Servings: 1 quart jar


  • 1 quart filtered water
  • 2 tablespoons very finely milled sea or pickling salt
  • 12 ounces green beans
  • 4-5 garlic cloves peeled and gently crushed
  • 1 tablespoon dill seeds
  • 1/2 teaspoon crushed red chili flakes or more for a spicier pickle


  • Combine the water and salt in a jar with a tight-fitting lid and shake well so that the salt dissolves into the water.
  • Wash the beans and snap off the stem end.
  • Place the garlic cloves, dill seed, and red chili flakes in the bottom of a clean, wide mouth quart jar.
  • Pack the beans into the jar above the spices and cover them with the brine.
  • Set a weight on the beans (clean stones, pickle pebbles, or a quarter pint jar will all work). For this batch, I used a Kraut Source, but whatever your favorite fermenting set-up will do.
  • Set the jar on a small plate and tuck it into an out of the way spot that doesn't get direct sunlight and is neither too hot or too cold. I just keep mine on the kitchen counter.
  • Let the pickles sit for about a week and then taste one.

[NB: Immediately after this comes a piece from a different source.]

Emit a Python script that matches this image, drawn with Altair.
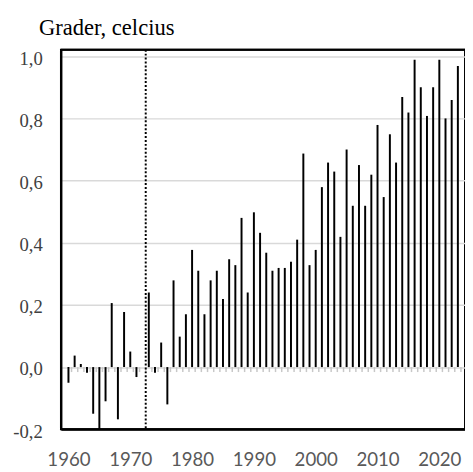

If you like the level of tang, then they are done. If not, let them sit a bit longer. I find that they are best when the beans have faded in color a bit and take on a uniformly drab olive color.
  • Once you like where they are, remove whatever pickling apparatus you set up, put a lid on the jar, and pop it into the fridge.
  • They'll keep for months in cold storage.


You will have some brine leftover. You can use it for whatever other tiny batch ferment you'd like!